LONDON, June 30 /CNW/ - Serica Energy plc (AIM & TSX-V: SQZ) ("Serica" or
"the Company") has reached agreement with Spring Energy Norway AS ("Spring")
for the sale of Serica's Norwegian subsidiary, Serica Energy Norge AS, which
holds all of Serica's interests in Norway, comprising a 20% working interest
in Norwegian offshore licences PL406 and PL407. Completion is subject to the
receipt of the required Norwegian government approvals to the transaction and
to other approvals and consents.
The consideration provides for payment in respect of past costs relating
to the blocks and includes a contingent payment to reflect the value of the
Bream Field, should appraisal of that field prove successful and the field is
brought onto production.
Serica Chief Executive, Paul Ellis, said:
"Norway is not core to the Company's portfolio. Set against slower than
anticipated progress with the field appraisal programme and the substantial
cost of drilling and development in Norway, disposal of our Norwegian assets
to Spring Energy enables us to release Serica's resources for more immediate
projects where we see a higher potential for near term, greater return. Under
the terms of the transaction Serica retains a significant part of the upside
value of the Bream field without being exposed to further appraisal and
development costs or the commitment of additional resources."
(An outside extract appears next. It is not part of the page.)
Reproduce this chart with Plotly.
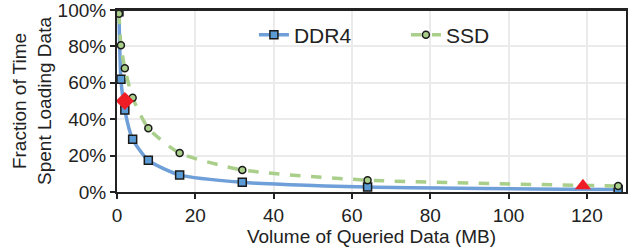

"Serica's strategy is to unlock the considerable value which lies in the
Company's core areas and to focus our resources on realising that value for
shareholders. Expanding our position in the UK North Sea, Ireland and
Indonesia and demonstrating the value of our assets in those areas is a key
part of that strategy. The disposal of our licences in Norway, whilst still
retaining an interest in their success, will help us to achieve these
"Our immediate aim is to build on our position in Indonesia, where the
Kambuna field is scheduled to start production at the end of this year, and to
accelerate development plans for our North Sea Columbus field. With the
prevailing high gas prices, significant associated liquids and demonstrated
high productivity, both fields offer material unrealised value."